Between our tour guide, Wikipedia and the CIA World fact book there is quite a discrepancy regarding percentage of various religions practiced here. According to the guide about 60% of the population is Buddhist, 15% Christian, 5% Muslim, 5% Cao Đài and the remainder other religions or not religious. From Wikipedia the figures are 80%, 8%, "a small minority" and 3% respectively. And finally the CIA World Factbook says the distribution is 9.3%, 7.2%, 0.1% and 1.1% respectively.

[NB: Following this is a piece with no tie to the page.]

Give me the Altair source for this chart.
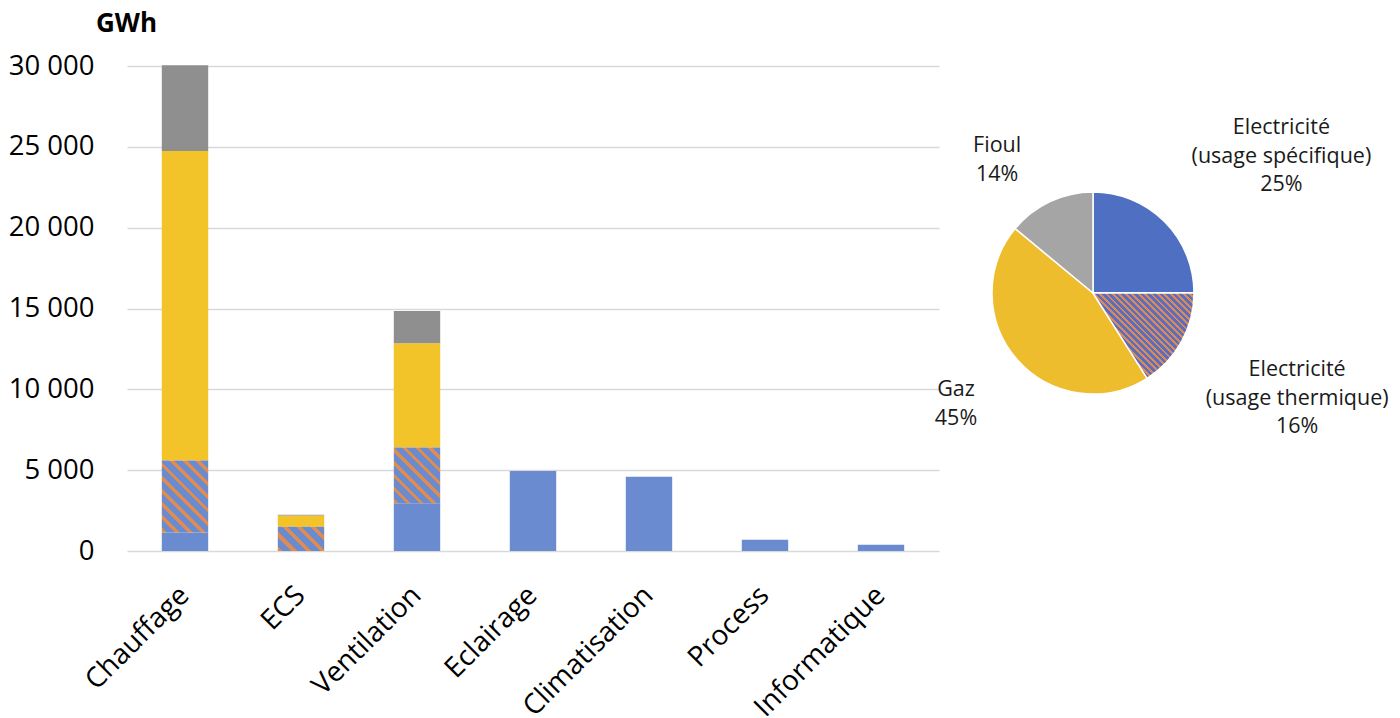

While approaching the temple our tour guide said that photos are allowed and can be taken throughout the campus, the temple and during the ceremony which would start at noon. One significant protocol he made us aware of is that once the ceremony begins it is not allowed to walk past the front of the temple. I snapped a number of photos outside and inside the temple then headed outside once tourists began to fill in the gallery and the Caodaists began assembling on the ground floor to begin the ceremony.

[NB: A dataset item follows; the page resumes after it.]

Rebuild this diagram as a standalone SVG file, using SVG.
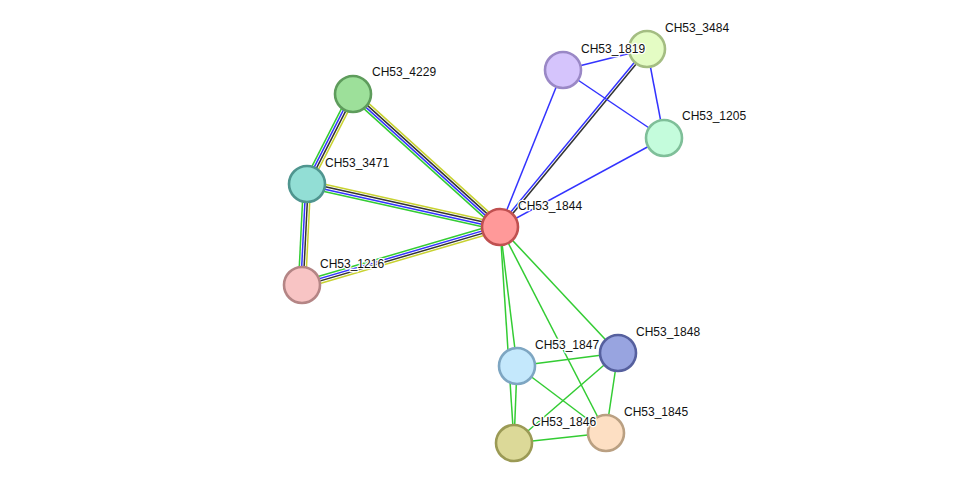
<svg xmlns="http://www.w3.org/2000/svg" width="975" height="489" viewBox="0 0 975 489">
<style>
.e{stroke-width:1.5;fill:none}
.g{stroke:#33cc33}
.b{stroke:#3333ff}
.k{stroke:#333333}
.y{stroke:#c8d230}
.n{stroke-width:2.6}
.t{font-family:"Liberation Sans",Arial,sans-serif;font-size:12px;fill:#111;stroke:#fff;stroke-width:2.5;paint-order:stroke;stroke-linejoin:round}
</style>
<rect width="975" height="489" fill="#fff"/>
<g id="connectors">
<line class="e g" x1="349.80" y1="92.36" x2="303.80" y2="182.36"/>
<line class="e b" x1="351.93" y1="93.45" x2="305.93" y2="183.45"/>
<line class="e k" x1="354.07" y1="94.55" x2="308.07" y2="184.55"/>
<line class="e y" x1="356.20" y1="95.64" x2="310.20" y2="185.64"/>
<line class="e y" x1="355.42" y1="91.33" x2="502.42" y2="224.33"/>
<line class="e k" x1="353.81" y1="93.11" x2="500.81" y2="226.11"/>
<line class="e b" x1="352.19" y1="94.89" x2="499.19" y2="227.89"/>
<line class="e g" x1="350.58" y1="96.67" x2="497.58" y2="229.67"/>
<line class="e y" x1="307.78" y1="180.49" x2="500.78" y2="223.49"/>
<line class="e k" x1="307.26" y1="182.83" x2="500.26" y2="225.83"/>
<line class="e b" x1="306.74" y1="185.17" x2="499.74" y2="228.17"/>
<line class="e g" x1="306.22" y1="187.51" x2="499.22" y2="230.51"/>
<line class="e g" x1="303.40" y1="183.82" x2="298.40" y2="284.82"/>
<line class="e b" x1="305.80" y1="183.94" x2="300.80" y2="284.94"/>
<line class="e k" x1="308.20" y1="184.06" x2="303.20" y2="285.06"/>
<line class="e y" x1="310.60" y1="184.18" x2="305.60" y2="285.18"/>
<line class="e g" x1="300.99" y1="281.55" x2="498.99" y2="223.55"/>
<line class="e b" x1="301.66" y1="283.85" x2="499.66" y2="225.85"/>
<line class="e k" x1="302.34" y1="286.15" x2="500.34" y2="228.15"/>
<line class="e y" x1="303.01" y1="288.45" x2="501.01" y2="230.45"/>
<line class="e b" x1="500" y1="227" x2="563" y2="70"/>
<line class="e b" x1="499.07" y1="226.24" x2="646.07" y2="48.24"/>
<line class="e k" x1="500.93" y1="227.76" x2="647.93" y2="49.76"/>
<line class="e b" x1="500" y1="227" x2="664" y2="138"/>
<line class="e b" x1="563" y1="70" x2="647" y2="49"/>
<line class="e b" x1="563" y1="70" x2="664" y2="138"/>
<line class="e b" x1="647" y1="49" x2="664" y2="138"/>
<line class="e g" x1="500" y1="227" x2="517" y2="366"/>
<line class="e g" x1="500" y1="227" x2="514" y2="443"/>
<line class="e g" x1="500" y1="227" x2="606" y2="433"/>
<line class="e g" x1="500" y1="227" x2="618" y2="353"/>
<line class="e g" x1="517" y1="366" x2="618" y2="353"/>
<line class="e g" x1="517" y1="366" x2="606" y2="433"/>
<line class="e g" x1="517" y1="366" x2="514" y2="443"/>
<line class="e g" x1="618" y1="353" x2="514" y2="443"/>
<line class="e g" x1="618" y1="353" x2="606" y2="433"/>
<line class="e g" x1="514" y1="443" x2="606" y2="433"/>
</g>
<g id="CH53_4229"><circle class="n" cx="353" cy="94" r="18" fill="#9de09a" stroke="#5e9c5c"/><text class="t" x="372" y="76">CH53_4229</text></g>
<g id="CH53_3471"><circle class="n" cx="307" cy="184" r="18" fill="#92ded5" stroke="#4f958f"/><text class="t" x="325" y="167">CH53_3471</text></g>
<g id="CH53_1216"><circle class="n" cx="302" cy="285" r="18" fill="#f8c4c4" stroke="#b48585"/><text class="t" x="320" y="268">CH53_1216</text></g>
<g id="CH53_1844"><circle class="n" cx="500" cy="227" r="18" fill="#ff9999" stroke="#c05050"/><text class="t" x="518" y="210">CH53_1844</text></g>
<g id="CH53_3484"><circle class="n" cx="647" cy="49" r="18" fill="#e4fcc4" stroke="#a4bd82"/><text class="t" x="665" y="32">CH53_3484</text></g>
<g id="CH53_1819"><circle class="n" cx="563" cy="70" r="18" fill="#d5c4fc" stroke="#9a88c6"/><text class="t" x="581" y="53">CH53_1819</text></g>
<g id="CH53_1205"><circle class="n" cx="664" cy="138" r="18" fill="#c4fcdc" stroke="#7fbf99"/><text class="t" x="682" y="120">CH53_1205</text></g>
<g id="CH53_1847"><circle class="n" cx="517" cy="366" r="18" fill="#c4e8fc" stroke="#7ea6c2"/><text class="t" x="535" y="349">CH53_1847</text></g>
<g id="CH53_1848"><circle class="n" cx="618" cy="353" r="18" fill="#98a4e0" stroke="#56609e"/><text class="t" x="636" y="336">CH53_1848</text></g>
<g id="CH53_1845"><circle class="n" cx="606" cy="433" r="18" fill="#fddfc3" stroke="#baa082"/><text class="t" x="624" y="416">CH53_1845</text></g>
<g id="CH53_1846"><circle class="n" cx="514" cy="443" r="18" fill="#dcd998" stroke="#9b9a55"/><text class="t" x="532" y="426">CH53_1846</text></g>
</svg>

Outside, while putting my sandals back on (shod feet are not allowed in the temple), a Caodaist approached me and struck up a conversation asking where I am from, why here, how long am I staying and what religion do I practice. He was an older man I would estimate to be in his late sixties. Quite pleasant and easy to speak with. Once he found that I wasn't going to watch the ceremony he invited me back into the temple saying it is a very beautiful sight to see accompanied by pleasant music and singing. With an invitation like that how could I refuse? So back in I went. The video attached here shows the beginning of the ceremony. I should have started recording earlier. The missing piece is that women are on the left and men on the right. When the ceremony began they were lined up facing each other on opposite sides of the temple and then moved to the center, keeping their ranks separate, until there was a small gap between the two groups as seen in the video. At that point they all turned to face the far end of the temple and sat to pray. I exited shortly after the end of the video, before the end of the ceremony, to get on xe buýt before it left.

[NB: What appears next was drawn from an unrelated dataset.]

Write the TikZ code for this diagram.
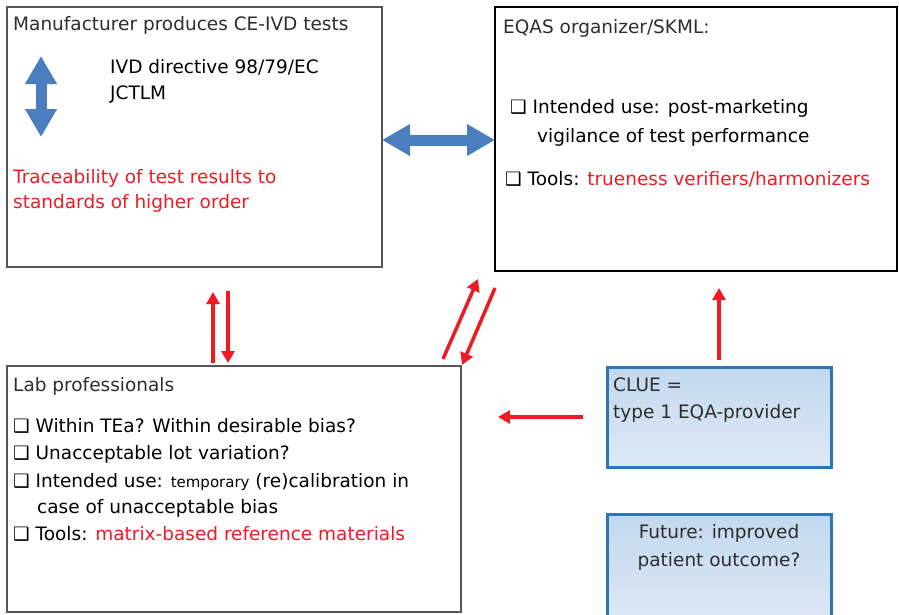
\documentclass[tikz,border=0pt]{standalone}
\usepackage{fontspec}
\setmainfont{DejaVu Sans}
\usetikzlibrary{arrows.meta,calc}

\definecolor{boxgray}{RGB}{85,85,85}
\definecolor{textgray}{RGB}{45,45,45}
\definecolor{tracered}{RGB}{237,28,36}
\definecolor{arrowblue}{RGB}{74,126,190}
\definecolor{clueblue}{RGB}{46,117,182}
\definecolor{cluetop}{RGB}{194,215,238}
\definecolor{cluebot}{RGB}{222,233,246}

\tikzstyle{box} = [draw=boxgray, line width=1.5pt, anchor=north west, inner sep=0pt, outer sep=0pt]
\tikzstyle{cluebox} = [draw=clueblue, line width=3pt, top color=cluetop, bottom color=cluebot, anchor=north west, inner sep=0pt, outer sep=0pt]
\tikzstyle{txt} = [anchor=base west, inner sep=0pt, text=textgray, font=\fontsize{18.5}{22}\selectfont]
\tikzstyle{redtxt} = [txt, text=tracered]
\tikzstyle{redarrow} = [draw=tracered, line width=3.5pt, -{Triangle[length=12pt,width=13pt]}]
\tikzstyle{bluearrow} = [draw=arrowblue, line width=11pt, {Triangle[length=28pt,width=30pt]}-{Triangle[length=28pt,width=30pt]}]

\newcommand{\chk}{\textcolor{black}{❑}}

\begin{document}
\begin{tikzpicture}[x=1pt, y=-1pt]
        \useasboundingbox (0,0) rectangle (899,614);
        \node[box, minimum width=375pt, minimum height=260pt] (mfr) at (7,7) {};
        \node[box, draw=black, line width=2pt, minimum width=402pt, minimum height=264pt] (eqas) at (495,7) {};
        \node[box, minimum width=454pt, minimum height=246pt] (lab) at (7,366) {};
        \node[cluebox, minimum width=224pt, minimum height=100pt] (clue) at (607,367) {};
        \node[cluebox, minimum width=224pt, minimum height=110pt] (future) at (607,514) {};

        \node[txt] (mfrtitle) at (13,30) {Manufacturer produces CE-IVD tests};
        \node[txt, text=black] (ivd) at (110,73) {IVD directive 98/79/EC};
        \node[txt, text=black] (jctlm) at (110,99) {JCTLM};
        \node[redtxt] (trace1) at (13,183) {Traceability of test results to};
        \node[redtxt] (trace2) at (13,208) {standards of higher order};

        \node[txt] (eqastitle) at (503,33) {EQAS organizer/SKML:};
        \node[txt, text=black] (use1) at (510,113) {\chk\ Intended use: post-marketing};
        \node[txt, text=black] (use2) at (537,142) {vigilance of test performance};
        \node[txt, text=black] (tools1) at (505,185) {\chk\ Tools: \textcolor{tracered}{trueness verifiers/harmonizers}};

        \node[txt] (labtitle) at (13,391) {Lab professionals};
        \node[txt, text=black] (lab1) at (13,432) {\chk\ Within TEa? Within desirable bias?};
        \node[txt, text=black] (lab2) at (13,459) {\chk\ Unacceptable lot variation?};
        \node[txt, text=black] (lab3) at (13,487) {\chk\ Intended use: {\fontsize{15}{18}\selectfont temporary} (re)calibration in};
        \node[txt, text=black] (lab4) at (37,513) {case of unacceptable bias};
        \node[txt, text=black] (lab5) at (13,540) {\chk\ Tools: \textcolor{tracered}{matrix-based reference materials}};

        \node[txt] (clue1) at (613,391) {CLUE =};
        \node[txt] (clue2) at (613,418) {type 1 EQA-provider};
        \node[txt, anchor=base, align=center] (fut1) at (719,538) {Future: improved};
        \node[txt, anchor=base, align=center] (fut2) at (719,566) {patient outcome?};

        \coordinate (ivdtop) at (41,56);
        \coordinate (ivdbot) at (41,137);
        \draw[bluearrow] (ivdtop) -- (ivdbot);
        \draw[bluearrow] ([yshift=-3pt]mfr.east) -- ([yshift=-3pt]mfr.east -| eqas.west);

        \draw[redarrow] ($(lab.north west)+(206,-3)$) -- ($(lab.north west |- mfr.south)+(206,25)$);
        \draw[redarrow] ($(lab.north west |- mfr.south)+(221,24)$) -- ($(lab.north west)+(221,-3)$);
        \draw[redarrow] ($(lab.north east)+(-18,-7)$) -- ($(eqas.south west)+(-17,8)$);
        \draw[redarrow] ($(eqas.south west)+(0,17)$) -- ($(lab.north east)+(1,-1)$);
        \draw[redarrow] ($(clue.north)+(0,-7)$) -- ($(clue.north |- eqas.south)+(0,17)$);
        \draw[redarrow] ($(clue.west)+(-24,0)$) -- ($(clue.west -| lab.east)+(37,0)$);
        \end{tikzpicture}
\end{document}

One of the significant contrasts I noted is how clean and well kept the campus and temple are vice the filth and dirt right outside the gate. Outside the gate there was trash piled in the street and laying against the campus fence. And it stank.
So there is a beautiful, large, well kept temple on a big campus ringed by a wall...
...and outside is a stinking mess. Despite the rotting mess, I didn't see any flying bugs of any kind. I expected a swarm of flies based on experience from home. There were NO bugs flying around the garbage or pestering me for standing too close to it.